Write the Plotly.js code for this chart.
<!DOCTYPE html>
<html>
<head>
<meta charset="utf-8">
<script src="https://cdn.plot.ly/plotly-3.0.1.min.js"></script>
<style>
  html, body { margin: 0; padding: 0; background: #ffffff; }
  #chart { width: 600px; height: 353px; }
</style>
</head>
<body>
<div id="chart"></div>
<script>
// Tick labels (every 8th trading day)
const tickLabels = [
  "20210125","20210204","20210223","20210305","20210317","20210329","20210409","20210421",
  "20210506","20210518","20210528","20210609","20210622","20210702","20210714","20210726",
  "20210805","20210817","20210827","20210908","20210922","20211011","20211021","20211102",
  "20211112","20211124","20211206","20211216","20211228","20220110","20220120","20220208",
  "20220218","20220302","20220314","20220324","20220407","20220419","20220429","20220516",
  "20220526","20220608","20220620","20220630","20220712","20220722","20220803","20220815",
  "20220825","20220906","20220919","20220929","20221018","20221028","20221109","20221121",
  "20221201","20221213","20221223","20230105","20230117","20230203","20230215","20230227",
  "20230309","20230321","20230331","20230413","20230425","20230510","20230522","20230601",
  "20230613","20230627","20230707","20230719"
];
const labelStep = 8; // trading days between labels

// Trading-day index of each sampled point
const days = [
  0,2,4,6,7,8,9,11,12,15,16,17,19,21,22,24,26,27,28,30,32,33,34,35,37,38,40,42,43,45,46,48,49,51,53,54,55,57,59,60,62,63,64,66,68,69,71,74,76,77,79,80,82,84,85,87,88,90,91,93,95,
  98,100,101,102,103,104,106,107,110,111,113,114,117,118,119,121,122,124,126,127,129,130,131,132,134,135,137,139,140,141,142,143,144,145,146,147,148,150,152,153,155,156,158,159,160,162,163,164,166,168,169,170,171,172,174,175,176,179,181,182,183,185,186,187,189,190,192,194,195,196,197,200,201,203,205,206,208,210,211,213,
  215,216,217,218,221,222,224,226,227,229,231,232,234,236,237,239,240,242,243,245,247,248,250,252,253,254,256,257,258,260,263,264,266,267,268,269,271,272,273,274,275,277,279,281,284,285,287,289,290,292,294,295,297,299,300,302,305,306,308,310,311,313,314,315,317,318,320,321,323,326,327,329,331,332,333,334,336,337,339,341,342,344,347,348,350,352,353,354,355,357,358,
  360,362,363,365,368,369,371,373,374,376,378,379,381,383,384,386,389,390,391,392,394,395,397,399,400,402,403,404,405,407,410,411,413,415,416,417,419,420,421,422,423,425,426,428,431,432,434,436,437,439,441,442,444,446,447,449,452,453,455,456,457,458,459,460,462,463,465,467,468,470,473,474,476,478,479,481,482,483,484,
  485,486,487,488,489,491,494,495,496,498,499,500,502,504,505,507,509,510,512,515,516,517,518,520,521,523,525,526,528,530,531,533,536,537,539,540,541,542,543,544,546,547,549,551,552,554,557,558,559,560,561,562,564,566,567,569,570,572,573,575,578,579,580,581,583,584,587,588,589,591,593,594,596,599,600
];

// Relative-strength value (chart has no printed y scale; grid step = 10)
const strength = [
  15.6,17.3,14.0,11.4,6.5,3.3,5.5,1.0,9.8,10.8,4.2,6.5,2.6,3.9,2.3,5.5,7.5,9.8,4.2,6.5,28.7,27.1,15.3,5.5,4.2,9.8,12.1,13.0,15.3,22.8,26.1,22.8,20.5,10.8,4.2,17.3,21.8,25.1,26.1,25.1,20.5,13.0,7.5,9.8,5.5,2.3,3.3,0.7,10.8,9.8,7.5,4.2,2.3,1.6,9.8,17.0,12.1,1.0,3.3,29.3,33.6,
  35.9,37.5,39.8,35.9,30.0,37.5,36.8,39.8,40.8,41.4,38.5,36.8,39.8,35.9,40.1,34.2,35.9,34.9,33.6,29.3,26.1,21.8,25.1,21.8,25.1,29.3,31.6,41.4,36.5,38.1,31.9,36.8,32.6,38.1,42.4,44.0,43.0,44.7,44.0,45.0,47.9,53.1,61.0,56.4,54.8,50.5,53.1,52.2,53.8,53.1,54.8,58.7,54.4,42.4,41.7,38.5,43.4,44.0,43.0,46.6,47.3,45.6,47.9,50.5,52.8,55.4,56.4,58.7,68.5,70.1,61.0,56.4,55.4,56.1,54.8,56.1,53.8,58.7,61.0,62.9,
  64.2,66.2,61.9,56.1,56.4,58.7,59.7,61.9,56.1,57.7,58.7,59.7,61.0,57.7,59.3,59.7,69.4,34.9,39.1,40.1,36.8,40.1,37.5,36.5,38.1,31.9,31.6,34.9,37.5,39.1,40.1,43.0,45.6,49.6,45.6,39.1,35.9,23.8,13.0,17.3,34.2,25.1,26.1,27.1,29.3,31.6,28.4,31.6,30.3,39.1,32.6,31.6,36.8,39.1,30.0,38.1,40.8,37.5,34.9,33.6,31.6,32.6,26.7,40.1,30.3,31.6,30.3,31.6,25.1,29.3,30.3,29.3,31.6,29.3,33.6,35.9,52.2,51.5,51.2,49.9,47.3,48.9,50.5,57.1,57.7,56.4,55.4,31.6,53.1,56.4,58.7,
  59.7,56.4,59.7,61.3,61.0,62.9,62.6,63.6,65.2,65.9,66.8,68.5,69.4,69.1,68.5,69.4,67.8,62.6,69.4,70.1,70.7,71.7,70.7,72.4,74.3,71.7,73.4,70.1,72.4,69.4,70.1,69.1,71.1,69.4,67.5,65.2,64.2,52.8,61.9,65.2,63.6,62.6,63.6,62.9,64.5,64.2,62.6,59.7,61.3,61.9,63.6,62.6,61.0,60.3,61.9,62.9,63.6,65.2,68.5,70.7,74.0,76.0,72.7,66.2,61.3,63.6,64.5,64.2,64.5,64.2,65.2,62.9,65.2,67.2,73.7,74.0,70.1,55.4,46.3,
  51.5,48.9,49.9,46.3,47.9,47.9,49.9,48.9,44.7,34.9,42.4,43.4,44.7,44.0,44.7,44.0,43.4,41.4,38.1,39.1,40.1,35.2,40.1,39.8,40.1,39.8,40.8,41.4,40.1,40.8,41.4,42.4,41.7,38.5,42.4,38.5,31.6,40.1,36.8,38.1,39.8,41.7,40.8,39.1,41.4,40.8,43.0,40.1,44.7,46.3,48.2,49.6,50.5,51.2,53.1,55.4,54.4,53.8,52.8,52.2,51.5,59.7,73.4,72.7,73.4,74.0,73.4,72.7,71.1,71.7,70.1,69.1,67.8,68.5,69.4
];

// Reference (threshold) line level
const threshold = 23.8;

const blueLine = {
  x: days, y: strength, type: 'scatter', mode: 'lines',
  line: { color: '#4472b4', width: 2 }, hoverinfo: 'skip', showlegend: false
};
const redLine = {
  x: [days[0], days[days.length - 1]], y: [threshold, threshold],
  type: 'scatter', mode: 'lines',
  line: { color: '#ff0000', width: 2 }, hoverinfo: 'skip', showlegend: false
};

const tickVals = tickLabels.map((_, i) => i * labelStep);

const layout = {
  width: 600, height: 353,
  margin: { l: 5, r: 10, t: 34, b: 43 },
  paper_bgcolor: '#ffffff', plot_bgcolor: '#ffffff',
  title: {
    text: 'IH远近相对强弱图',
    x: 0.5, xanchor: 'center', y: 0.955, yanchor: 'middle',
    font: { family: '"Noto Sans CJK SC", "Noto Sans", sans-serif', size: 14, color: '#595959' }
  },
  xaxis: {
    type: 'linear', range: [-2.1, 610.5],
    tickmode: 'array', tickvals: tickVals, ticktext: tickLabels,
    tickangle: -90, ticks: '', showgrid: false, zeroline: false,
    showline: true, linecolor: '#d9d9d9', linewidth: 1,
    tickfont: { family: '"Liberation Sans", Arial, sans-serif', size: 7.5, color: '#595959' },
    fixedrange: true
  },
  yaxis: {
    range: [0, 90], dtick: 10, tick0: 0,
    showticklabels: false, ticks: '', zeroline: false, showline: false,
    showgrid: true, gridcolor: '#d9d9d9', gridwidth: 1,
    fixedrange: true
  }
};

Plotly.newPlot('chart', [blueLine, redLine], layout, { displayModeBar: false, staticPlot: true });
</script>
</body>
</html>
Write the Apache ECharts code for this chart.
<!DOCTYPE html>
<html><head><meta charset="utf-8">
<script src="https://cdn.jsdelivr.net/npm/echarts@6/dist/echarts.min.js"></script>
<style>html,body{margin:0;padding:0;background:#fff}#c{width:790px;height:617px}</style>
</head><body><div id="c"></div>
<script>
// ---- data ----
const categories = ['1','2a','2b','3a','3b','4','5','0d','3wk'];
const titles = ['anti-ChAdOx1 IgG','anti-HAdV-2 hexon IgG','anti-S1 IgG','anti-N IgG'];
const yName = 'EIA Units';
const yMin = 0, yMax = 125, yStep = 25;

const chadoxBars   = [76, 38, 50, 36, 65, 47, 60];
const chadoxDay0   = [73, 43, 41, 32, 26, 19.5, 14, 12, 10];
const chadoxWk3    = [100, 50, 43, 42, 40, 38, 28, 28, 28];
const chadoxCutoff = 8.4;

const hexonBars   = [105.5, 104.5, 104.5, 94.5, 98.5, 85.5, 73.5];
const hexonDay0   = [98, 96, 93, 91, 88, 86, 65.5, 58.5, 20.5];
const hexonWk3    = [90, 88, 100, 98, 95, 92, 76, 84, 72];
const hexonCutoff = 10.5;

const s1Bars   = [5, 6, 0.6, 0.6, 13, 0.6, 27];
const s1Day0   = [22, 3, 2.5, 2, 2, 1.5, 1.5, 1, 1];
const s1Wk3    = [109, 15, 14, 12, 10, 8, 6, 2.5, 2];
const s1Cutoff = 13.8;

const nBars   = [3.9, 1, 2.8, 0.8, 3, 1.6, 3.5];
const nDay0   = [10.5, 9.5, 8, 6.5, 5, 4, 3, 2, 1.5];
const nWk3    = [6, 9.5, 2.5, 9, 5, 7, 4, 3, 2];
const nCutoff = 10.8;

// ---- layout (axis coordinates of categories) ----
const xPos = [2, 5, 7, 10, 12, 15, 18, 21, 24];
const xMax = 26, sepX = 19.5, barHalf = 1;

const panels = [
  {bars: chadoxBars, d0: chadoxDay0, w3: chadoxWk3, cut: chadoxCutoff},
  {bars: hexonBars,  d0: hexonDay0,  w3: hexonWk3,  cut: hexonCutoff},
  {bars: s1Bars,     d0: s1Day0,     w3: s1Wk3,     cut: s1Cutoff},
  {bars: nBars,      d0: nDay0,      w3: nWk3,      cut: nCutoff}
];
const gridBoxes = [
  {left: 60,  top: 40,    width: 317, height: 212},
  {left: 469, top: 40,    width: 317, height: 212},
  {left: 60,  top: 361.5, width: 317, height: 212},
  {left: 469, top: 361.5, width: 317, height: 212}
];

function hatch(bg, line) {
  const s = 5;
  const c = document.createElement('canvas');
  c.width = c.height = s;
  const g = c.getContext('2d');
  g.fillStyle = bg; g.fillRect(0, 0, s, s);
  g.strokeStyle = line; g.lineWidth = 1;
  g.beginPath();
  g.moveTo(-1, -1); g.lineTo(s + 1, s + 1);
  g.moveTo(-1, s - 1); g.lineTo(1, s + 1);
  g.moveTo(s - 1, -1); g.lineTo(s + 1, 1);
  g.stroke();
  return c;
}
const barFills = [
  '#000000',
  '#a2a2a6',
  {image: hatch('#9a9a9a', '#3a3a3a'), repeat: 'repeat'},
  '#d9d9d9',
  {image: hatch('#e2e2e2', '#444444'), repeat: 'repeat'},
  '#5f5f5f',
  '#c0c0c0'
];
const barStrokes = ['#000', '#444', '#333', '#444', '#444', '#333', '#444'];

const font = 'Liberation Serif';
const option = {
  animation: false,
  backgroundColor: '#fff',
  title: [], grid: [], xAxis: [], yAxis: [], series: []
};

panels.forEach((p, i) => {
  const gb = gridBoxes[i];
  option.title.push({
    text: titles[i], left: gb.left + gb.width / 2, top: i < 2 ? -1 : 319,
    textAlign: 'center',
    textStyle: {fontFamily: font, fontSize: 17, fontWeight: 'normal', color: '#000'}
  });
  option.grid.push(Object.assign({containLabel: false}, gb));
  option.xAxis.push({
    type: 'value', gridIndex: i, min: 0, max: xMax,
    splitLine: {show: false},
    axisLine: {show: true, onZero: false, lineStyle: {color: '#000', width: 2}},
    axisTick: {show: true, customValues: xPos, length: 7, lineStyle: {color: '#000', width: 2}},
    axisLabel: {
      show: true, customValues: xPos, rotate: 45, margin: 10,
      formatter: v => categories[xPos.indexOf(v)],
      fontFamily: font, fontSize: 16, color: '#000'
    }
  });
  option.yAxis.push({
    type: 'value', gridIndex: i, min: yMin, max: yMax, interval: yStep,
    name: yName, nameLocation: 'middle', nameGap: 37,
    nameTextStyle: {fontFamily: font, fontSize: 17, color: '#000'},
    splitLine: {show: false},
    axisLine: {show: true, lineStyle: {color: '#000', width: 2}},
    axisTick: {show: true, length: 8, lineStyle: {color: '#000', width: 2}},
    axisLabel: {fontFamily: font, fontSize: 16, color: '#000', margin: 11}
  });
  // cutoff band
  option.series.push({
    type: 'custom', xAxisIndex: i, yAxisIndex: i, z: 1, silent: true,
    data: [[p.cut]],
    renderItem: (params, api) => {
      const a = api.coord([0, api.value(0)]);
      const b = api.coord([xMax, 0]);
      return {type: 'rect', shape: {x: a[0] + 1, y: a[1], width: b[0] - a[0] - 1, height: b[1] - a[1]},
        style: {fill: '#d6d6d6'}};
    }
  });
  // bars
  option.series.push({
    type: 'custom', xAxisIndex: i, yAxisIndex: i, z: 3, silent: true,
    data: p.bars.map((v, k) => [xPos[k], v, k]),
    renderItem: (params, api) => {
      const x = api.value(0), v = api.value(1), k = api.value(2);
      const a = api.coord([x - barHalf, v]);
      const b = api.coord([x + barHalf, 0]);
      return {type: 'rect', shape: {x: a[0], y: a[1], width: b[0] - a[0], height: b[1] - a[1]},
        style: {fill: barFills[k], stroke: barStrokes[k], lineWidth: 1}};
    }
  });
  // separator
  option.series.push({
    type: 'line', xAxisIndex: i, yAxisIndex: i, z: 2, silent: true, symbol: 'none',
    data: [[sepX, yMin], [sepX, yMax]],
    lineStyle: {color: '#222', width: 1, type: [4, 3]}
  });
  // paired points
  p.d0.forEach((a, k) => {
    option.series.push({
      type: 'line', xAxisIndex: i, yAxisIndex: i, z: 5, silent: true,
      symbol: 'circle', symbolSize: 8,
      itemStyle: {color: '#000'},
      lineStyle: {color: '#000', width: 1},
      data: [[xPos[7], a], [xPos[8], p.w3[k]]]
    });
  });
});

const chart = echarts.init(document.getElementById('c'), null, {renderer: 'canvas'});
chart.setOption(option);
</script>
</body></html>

AIM OF THE EXERCISE => Give the exact lines, and only those, from the line containing "Write the Apache ECharts code for this chart." through the line containing "const yMin = 0, yMax = 125, yStep = 25;" in the entries above.

REPLY TO THE TASK =>
Write the Apache ECharts code for this chart.
<!DOCTYPE html>
<html><head><meta charset="utf-8">
<script src="https://cdn.jsdelivr.net/npm/echarts@6/dist/echarts.min.js"></script>
<style>html,body{margin:0;padding:0;background:#fff}#c{width:790px;height:617px}</style>
</head><body><div id="c"></div>
<script>
// ---- data ----
const categories = ['1','2a','2b','3a','3b','4','5','0d','3wk'];
const titles = ['anti-ChAdOx1 IgG','anti-HAdV-2 hexon IgG','anti-S1 IgG','anti-N IgG'];
const yName = 'EIA Units';
const yMin = 0, yMax = 125, yStep = 25;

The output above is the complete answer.